Queda de Cunha joga país em dia de "Game of Thrones" sem mocinho

Após sofrer goleada no STF (11 a 0) Eduardo Cunha perde a presidência da Câmara e tem mandato suspenso. "Ele não tem as condições pessoais mínimas" para o cargo, disse ministro Teori Zavascki.

Ueslei Marcelino / Reuters

Eduardo Cunha dormiu presidente da Câmara, acordou fora do cargo e seu futuro político é incerto.

Por 11 votos a 0, o Supremo Tribunal Federal afastou Eduardo Cunha (PMDB) da presidência da Câmara dos Deputados e suspendeu seu mandato parlamentar. É a primeira vez que o tribunal afasta o presidente de uma das Casas do Congresso.

O afastamento de Cunha – que havia sido definido em liminar (decisão provisória) do ministro Teori Zavascki e foi referendado à tarde – é mais um episódio do Game of Thrones em que se transformou a política brasileira durante o segundo mandato de Dilma Rousseff.

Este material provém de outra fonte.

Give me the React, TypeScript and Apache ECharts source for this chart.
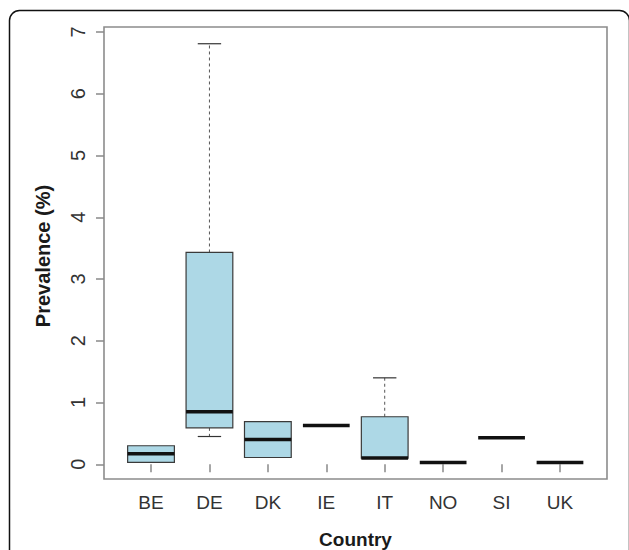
import React, { useEffect, useRef } from "react";
import * as echarts from "echarts";

const categories = ["BE", "DE", "DK", "IE", "IT", "NO", "SI", "UK"];
const minVals = [0.03, 0.45, 0.11, 0.63, 0.1, 0.03, 0.43, 0.03];
const q1Vals = [0.03, 0.59, 0.11, 0.63, 0.1, 0.03, 0.43, 0.03];
const medianVals = [0.17, 0.85, 0.4, 0.63, 0.1, 0.03, 0.43, 0.03];
const q3Vals = [0.3, 3.43, 0.69, 0.63, 0.77, 0.03, 0.43, 0.03];
const maxVals = [0.3, 6.81, 0.69, 0.63, 1.4, 0.03, 0.43, 0.03];
const yTickValues = [0, 1, 2, 3, 4, 5, 6, 7];
const yTitle = "Prevalence (%)";
const xTitle = "Country";

const FONT = "'Liberation Sans', Arial, Helvetica, sans-serif";

function renderItem(params: any, api: any) {
  const i = api.value(0);
  const mn = api.value(1);
  const q1 = api.value(2);
  const md = api.value(3);
  const q3 = api.value(4);
  const mx = api.value(5);
  const band = api.size([1, 0])[0];
  const bw = band * 0.8;
  const sw = bw * 0.5;
  const cx = api.coord([i, 0])[0];
  const y = (v: number) => api.coord([i, v])[1];
  const children: any[] = [];
  const whiskerStyle = { stroke: "#555", lineWidth: 1, lineDash: [3, 3], fill: null };
  const stapleStyle = { stroke: "#333", lineWidth: 1.2, fill: null };
  if (mx > q3) {
    children.push({ type: "line", shape: { x1: cx, y1: y(q3), x2: cx, y2: y(mx) }, style: whiskerStyle });
    children.push({ type: "line", shape: { x1: cx - sw / 2, y1: y(mx), x2: cx + sw / 2, y2: y(mx) }, style: stapleStyle });
  }
  if (mn < q1) {
    children.push({ type: "line", shape: { x1: cx, y1: y(q1), x2: cx, y2: y(mn) }, style: whiskerStyle });
    children.push({ type: "line", shape: { x1: cx - sw / 2, y1: y(mn), x2: cx + sw / 2, y2: y(mn) }, style: stapleStyle });
  }
  if (q3 > q1) {
    children.push({
      type: "rect",
      shape: { x: cx - bw / 2, y: y(q3), width: bw, height: y(q1) - y(q3) },
      style: { fill: "#ADD8E6", stroke: "#3a3a3a", lineWidth: 1.2 },
    });
  }
  children.push({
    type: "line",
    shape: { x1: cx - bw / 2, y1: y(md), x2: cx + bw / 2, y2: y(md) },
    style: { stroke: "#111", lineWidth: 3.5, fill: null },
  });
  return { type: "group", children };
}

export default function App() {
  const ref = useRef<HTMLDivElement>(null);
  useEffect(() => {
    if (!ref.current) return;
    const chart = echarts.init(ref.current, null, { renderer: "svg" });
    const data = categories.map((c, i) => [i, minVals[i], q1Vals[i], medianVals[i], q3Vals[i], maxVals[i]]);
    chart.setOption({
      animation: false,
      backgroundColor: "#ffffff",
      grid: { left: 121.8, right: 39.8, top: 32, bottom: 85.7, containLabel: false },
      xAxis: {
        type: "category",
        data: categories,
        offset: 15,
        axisLine: { show: false },
        axisTick: { show: true, alignWithLabel: true, length: 8, lineStyle: { color: "#888", width: 1.5 } },
        axisLabel: { color: "#333", fontSize: 19, fontFamily: FONT, margin: 14 },
        splitLine: { show: false },
      },
      yAxis: {
        type: "value",
        min: 0,
        max: 7,
        interval: 1,
        offset: 17.8,
        axisLine: { show: false },
        axisTick: { show: true, length: 8, lineStyle: { color: "#888", width: 1.5 } },
        axisLabel: {
          color: "#333",
          fontSize: 20,
          fontFamily: FONT,
          rotate: 90,
          margin: 16,
          formatter: (v: number) => (yTickValues.includes(v) ? String(v) : ""),
        },
        splitLine: { show: false },
      },
      graphic: [
        {
          type: "rect",
          shape: { x: 9.5, y: 10.5, width: 620, height: 620, r: 10 },
          style: { fill: null, stroke: "#111", lineWidth: 1.5 },
          silent: true,
          z: 0,
        },
        {
          type: "rect",
          shape: { x: 104, y: 27, width: 503, height: 452 },
          style: { fill: null, stroke: "#8c8c8c", lineWidth: 1.6 },
          silent: true,
          z: 0,
        },
        {
          type: "text",
          x: 43,
          y: 256,
          rotation: Math.PI / 2,
          style: {
            text: yTitle,
            font: `bold 20px ${FONT}`,
            fill: "#1a1a1a",
            align: "center",
            verticalAlign: "middle",
          },
        },
        {
          type: "text",
          x: 355.5,
          y: 539,
          style: {
            text: xTitle,
            font: `bold 19px ${FONT}`,
            fill: "#1a1a1a",
            align: "center",
            verticalAlign: "middle",
          },
        },
      ],
      series: [
        {
          type: "custom",
          renderItem,
          data,
          encode: { x: 0, y: [1, 2, 3, 4, 5] },
          z: 3,
        },
      ],
    });
    return () => chart.dispose();
  }, []);
  return (
    <div
      ref={ref}
      style={{ position: "fixed", left: 0, top: 0, width: 629, height: 550, background: "#fff" }}
    />
  );
}
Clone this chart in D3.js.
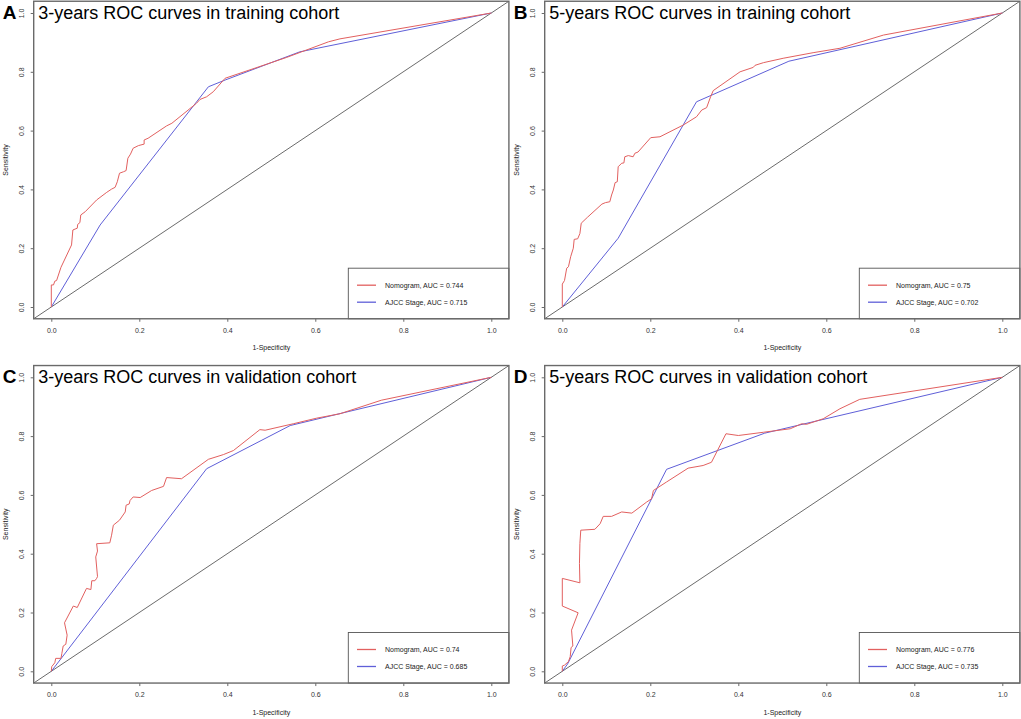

Como na série, o enredo do Brasil que emergiu da Lava Jato é de uma sucessão de alianças e traições de operadores políticos, tentativas de intimidação numa briga sangrenta pelo poder. Com uma diferença notável: não há qualquer coisa parecida a um mocinho no panorama político.

Cunha, carrasco da petista, que aceitou e conduziu o processo de impeachment, agora, perde o poder.

Nos últimos meses, Cunha costumava dizer que Dilma cairia antes dele, mas os dois foram abatidos praticamente juntos.

Enquanto a política ferve, a economia patina: o país vive a sua pior recessão desde 1930, com encolhimento de 8,7% do PIB (soma de tudo que é produzido no país) entre 2014 e 2016, segundo projeção da FGV.

O cenário mais provável é que o Senado aprove, com maioria folgada, a continuidade do processo de impeachment e o afastamento de Dilma em meados da próxima semana.

O processo de impeachment contra Dilma baseia-se na prática das chamadas "pedaladas fiscais", uma espécie de manobra contábil condenada pelo Tribunal de Contas da União.

Em casos não relacionados ao impeachment em curso, Dilma também é suspeita de tentar obstruir investigações da Lava Jato e delatores da empreiteira Andrade Gutierrez afirmaram que destinaram propina devida por contratos na Petrobras e no sistema elétrico à campanha dela e do vice-presidente Michel Temer em 2014.

Enquanto enumerava o catálogo de malfeitos atribuídos a Cunha (do recebimento de propina da Petrobras, contas secretas na Suíça, intimidação contra testemunhas, advogados e servidores públicos), o ministro do STF Teori Zavascki concluía que o peemedebista “não possui condições pessoais mínimas” para estar na linha de sucessão presidencial.

E cereja do bolo: a própria presença de Cunha no cargo e na linha sucessiva da Presidência é “pejorativa e conspira contra a dignidade” da Câmara dos Deputados.

O voto de Teori foi acompanhado por Edson Facchin, Roberto Barroso, Rosa Weber, Luiz Fux, Dias Toffoli, Cármen Lúcia, Gilmar Mendes, Marco Aurélio Mello, Celso de Mello e Ricardo Lewandowski.

Cunha, que nega ter se beneficiado de recursos de corrupção ou intimidado testemunhas, disse que não vai renunciar. A defesa do deputado ainda analisa como vai recorrer.

O que vem pela frente

É difícil prever o que acontece com a conturbada política brasileira após o afastamento de Eduardo Cunha.

Michel Temer deve a Cunha sua provável ascensão ao Palácio do Planalto. Se por um lado Temer não terá de negociar com um Cunha sentado na cadeira de presidente da Câmara, o deputado do Rio pode ser uma peça importante do novo governo.

Atribui-se a Cunha poder sobre um clã de 100 ou 150 deputados do chamado "baixo clero", como é conhecido o grupo de congressistas sem expressão junto ao público e com pouca influência na Casa.

Uma das dúvidas é se este clã terá motivos para continuar fiel a um líder como Lorde Stannis Baratheon.

Como sabem os fãs da série, aquele personagem de "Game of Thrones" manobrou como pôde por mais poder, mas acabou totalmente enfraquecido e desamparado no final.